Precious family time after a long week

Precious family time after a long week

Precious family time after a long week

My husband has been working like troopers recently - and I don't just mean in his paid employment, though that is demanding enough in itself.
As a truck driver for a local branch of a successful nationwide delivery company, he spends more time during the week away from the house than at home, bidding his family (read: Miss Pup and me, the sole interested parties) a fond farewell before 7am every day and often not returning until past 8pm.
His hours of work are unrelenting and intense, involving extensive periods of driving, coupled with strenuous lifting and loading. When he crawls through the back door each evening, grimy and exhausted, it's as much as he can do to drag himself into the shower and swallow his microwave reheated dinner before he collapses on the sofa, wearied to the bone.
We might manage half an episode of a favourite television show we're attempting to watch together before I sense his silence has drifted into slumber, which indicates the closing of the day (assuming I haven't nodded off in the meantime, of course).

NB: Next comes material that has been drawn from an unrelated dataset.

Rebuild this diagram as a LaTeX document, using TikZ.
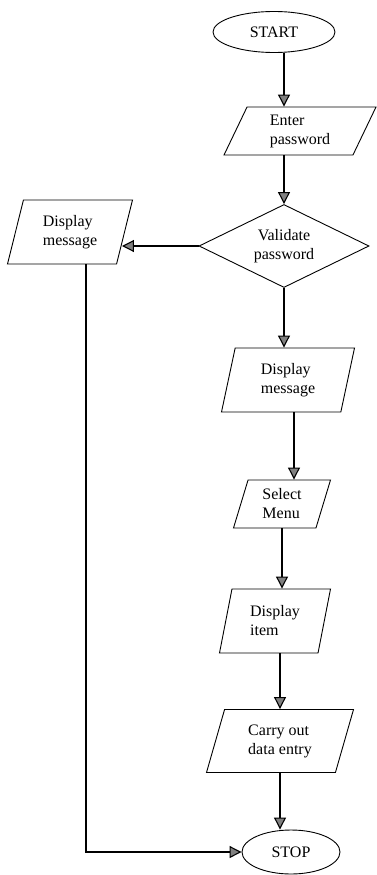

That is the status quo for the better part of the week, with the two of us only fleetingly interacting between Monday and Friday; when that latter day's hallowed evening arrives, ringing in the changes, we are happily reunited once again, ready for the weekend's shenanigans.
It's one of the reasons why we cherish our Saturdays and Sundays, which feel like a vital boost for my husband after the slog of the previous five days. Recently, our younger daughter and elder son both acquired jobs that demand their presence at least one day of the weekend, and we are often kept busy for a portion of one or both mornings transporting them to their places of employ.

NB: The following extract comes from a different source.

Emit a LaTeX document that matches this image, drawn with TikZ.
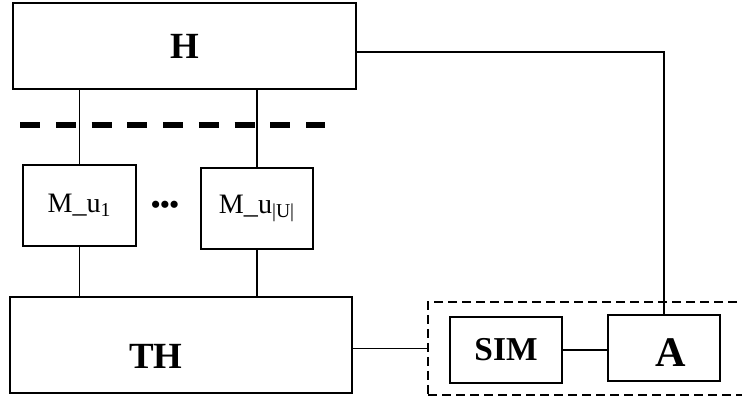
\documentclass[tikz,border=0pt]{standalone}
\usepackage{fontspec}
\setmainfont{Liberation Serif}
\usepackage{tikz}
\usetikzlibrary{calc}
\tikzset{
	%Define style for boxes
	blokk/.style={
		rectangle,
		draw=black, line width=1pt,
		inner sep=0pt},
	% style for the dashed group frame
	ramme/.style={
		rectangle,
		draw=black, line width=0.8pt,
		dash pattern=on 0.18cm off 0.1cm,
		inner sep=0pt},
	% Define style for plain connectors
	forb/.style={
		line width=1pt}
}

\begin{document}
\begin{tikzpicture}
	\useasboundingbox (0,0) rectangle (14.84,7.94);
	\clip (0,0) rectangle (14.84,7.94);
	% node H
	\node[blokk, minimum width=6.86cm, minimum height=1.72cm, font=\fontsize{21}{25}\selectfont\bfseries] (h) at (3.69,7.02) {H};
	% separator
	\draw[line width=3.4pt, dash pattern=on 0.4cm off 0.315cm] (0.4,5.44) -- (6.5,5.44);
	% nodes M_u
	\node[blokk, minimum width=2.26cm, minimum height=1.62cm, font=\fontsize{16}{18}\selectfont] (mfirst) at (1.59,3.83) {M\_u\textsubscript{1}};
	\node[blokk, minimum width=2.24cm, minimum height=1.62cm, font=\fontsize{16}{18}\selectfont] (mlast) at (5.14,3.77) {M\_u\textsubscript{|U|}};
	\node[font=\fontsize{15}{18}\selectfont\bfseries] (dots) at (3.3,3.8) {•••};
	% node TH
	\node[blokk, minimum width=6.84cm, minimum height=1.92cm,
		label={[font=\fontsize{21}{25}\selectfont\bfseries, xshift=-0.5cm, yshift=-0.22cm]center:TH}] (th) at (3.62,1.04) {};
	% group frame with SIM and A
	\node[ramme, minimum width=6.64cm, minimum height=1.86cm] (grp) at (11.88,0.97) {};
	\node[blokk, minimum width=2.24cm, minimum height=1.32cm, font=\fontsize{19}{22}\selectfont\bfseries] (sim) at (10.12,0.94) {SIM};
	\node[blokk, minimum width=2.24cm, minimum height=1.32cm,
		label={[font=\fontsize{24}{28}\selectfont\bfseries, xshift=0.14cm, yshift=-0.1cm]center:A}] (a) at (13.28,0.98) {};
	% connectors
	\draw[forb] (mfirst.north) -- (mfirst.north |- h.south);
	\draw[forb] (mlast.north) -- (mlast.north |- h.south);
	\draw[forb] (mfirst.south) -- (mfirst.south |- th.north);
	\draw[forb] (mlast.south) -- (mlast.south |- th.north);
	\draw[forb] ([yshift=-0.12cm]h.east) -| (a.north);
	\draw[forb] (grp.west -| th.east) -- (grp.west);
	\draw[forb] (sim.east) -- (sim.east -| a.west);
\end{tikzpicture}
\end{document}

There is the weekly shop to be done on Saturday, and - most importantly - a good walk for Miss Pup, whose frantic weekend whimpers and frenetic restlessness suggest that she has learnt to differentiate between weekdays and weekends (though that may, in truth, largely be due to the inordinate amount of time on lazy Saturdays and Sundays that it takes for her people (us) to get ourselves sorted and leave the house, as opposed to the almost military precision we engage from Monday to Friday, curtailed by the dual demands of jobs and school).
We usually try and schedule some family time out of the house at the weekend, be it a coffee in town or a drive into the country - nothing too ambitious. My husband may also make the most of any spare hours in the garden, his pastime of choice when he's at a loose end, and this is where I expected to find him casually pottering when I returned from a meet-up with a friend one recent Saturday afternoon.
Instead, to my astonishment, he had got stuck in with a passion, having accomplished, amongst other things: the relocation of the picnic table from its position in the summer patio area at the rear of the house to the front garden (having enlisted the assistance of our younger daughter); the disposal of the wood from a decking section and sundry other small structures via a tip trip; and the stringing up of various lights at strategic points around the garden.
Our younger son, who had accompanied his dad to the recycling centre, had apparently been wonderfully helpful, ferrying large pieces of wood from the car and launching them into the premises' huge skips without fuss.
I was impressed by my son's enthusiasm, which was further demonstrated when, casting my eye over the repositioned table - and observing the sorry state it was in - I announced my intention to paint it the following day, and he immediately piped up, offering his support.
I rather suspected his initial zeal for the task would have waned as the appointed hour drew near, but he was as willing as ever, peppering me with enquiries about the start time, and helping me clean the wood in readiness. Locating in my dad's garage the original tub of paint I had purchased to transform the picnic bench from its rather uninspiring raw timber appearance to a muted cornflower blue, I was relieved to note that there seemed sufficient paint remaining to restore the attractiveness of the table.
My young son and I set to work after our Sunday roast: brushes in hand, we dipped and stroked, expelling the jaded surface of the wood and refreshing its summery tones, my son occasionally - in his eagerness - splattering the path nearby and himself into the bargain.
Partway through the process, I was obliged to answer a phone call and pull my focus away from the project. Undaunted, my son remained absorbed in his application, and once I was able to return my attention to the table, I was gratified by his progress: another few minutes' effort, and our job was complete.
We cleaned our brushes under the outdoor tap and balanced them on a stone to dry, then stood back and admired our handiwork, congratulating each other on a job well done. The note of spousal approval from my husband later was the icing on the cake - though it felt like a bit of a cheat in light of my son cheerfully announcing how much fun he'd had. I couldn't help but agree; just don't tell my poor overworked husband.